Ratgeber P-Konto bei Hartz IV & Pfändungsschutzkonto


Sozialleistungen & P-Konto

Wegen der aktuell von den Banken praktizierten rechtswidrigen Handlungsweisen hinsichtlich der Verweigerung der Freigabe von Sozialleistungen sollten Arbeitslose ALG II-Bezieher derzeit lieber auf ein P-Konto verzichten, oder sich für den Empfang der Sozialleistungen ein zweites normales Konto einrichten und sich dort auf den Pfändungsschutz nach § 55 SGB I berufen.
Seit 01 Juli 2010 kann jeder Inhaber eines Girokontos von seiner Bank oder Sparkasse die Umwandlung in ein P-Konto verlangen. Das gilt auch für bereits gepfändete Konten. Der Kontopfändungsschutz beim P-Konto dient der Sicherung einer angemessenen Lebensführung des Schuldners und seiner Unterhaltsberechtigten und soll das bisher beim Amtsgericht dazu erforderliche Verfahren ersetzen und dieses so entlasten.

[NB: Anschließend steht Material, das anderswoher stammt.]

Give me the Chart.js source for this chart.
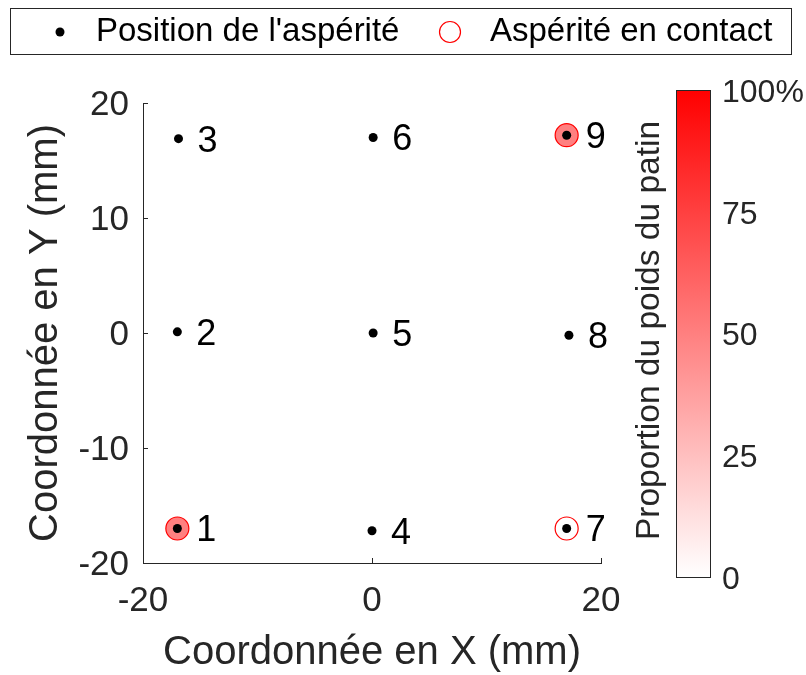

Automatisch besteht auf dem P-Konto zunächst ein Pfändungsschutz für Guthaben in Höhe des Grundfreibetrages von derzeit 985,15 Euro je Kalendermonat. Dieser Basispfändungsschutz kann unter bestimmten Voraussetzungen erhöht werden, zum Beispiel wegen Unterhaltspflichten des Schuldners: Der Basispfändungsschutz erhöht sich um 370,76 Euro für die erste und um jeweils weitere 206,56 Euro für die zweite bis fünfte Person.

Kindergeld oder bestimmte soziale Leistungen werden zusätzlich geschützt. Folgendes sollte man dazu wissen:
1. Das P-Konto ist nicht für Empfänger von Sozialleistungen gedacht, sondern für Bezieher von Erwerbseinkommen, damit diese keinen Pfändungsschutz mehr beim AG beantragen müssen (Stichwort: Verwaltungsvereinfachung und Gerichtsentlastung). Den Pfändungsschutz für Sozialleistungen gab es ja bereits.

2. Damit die Banken-MA nicht überfordert werden und...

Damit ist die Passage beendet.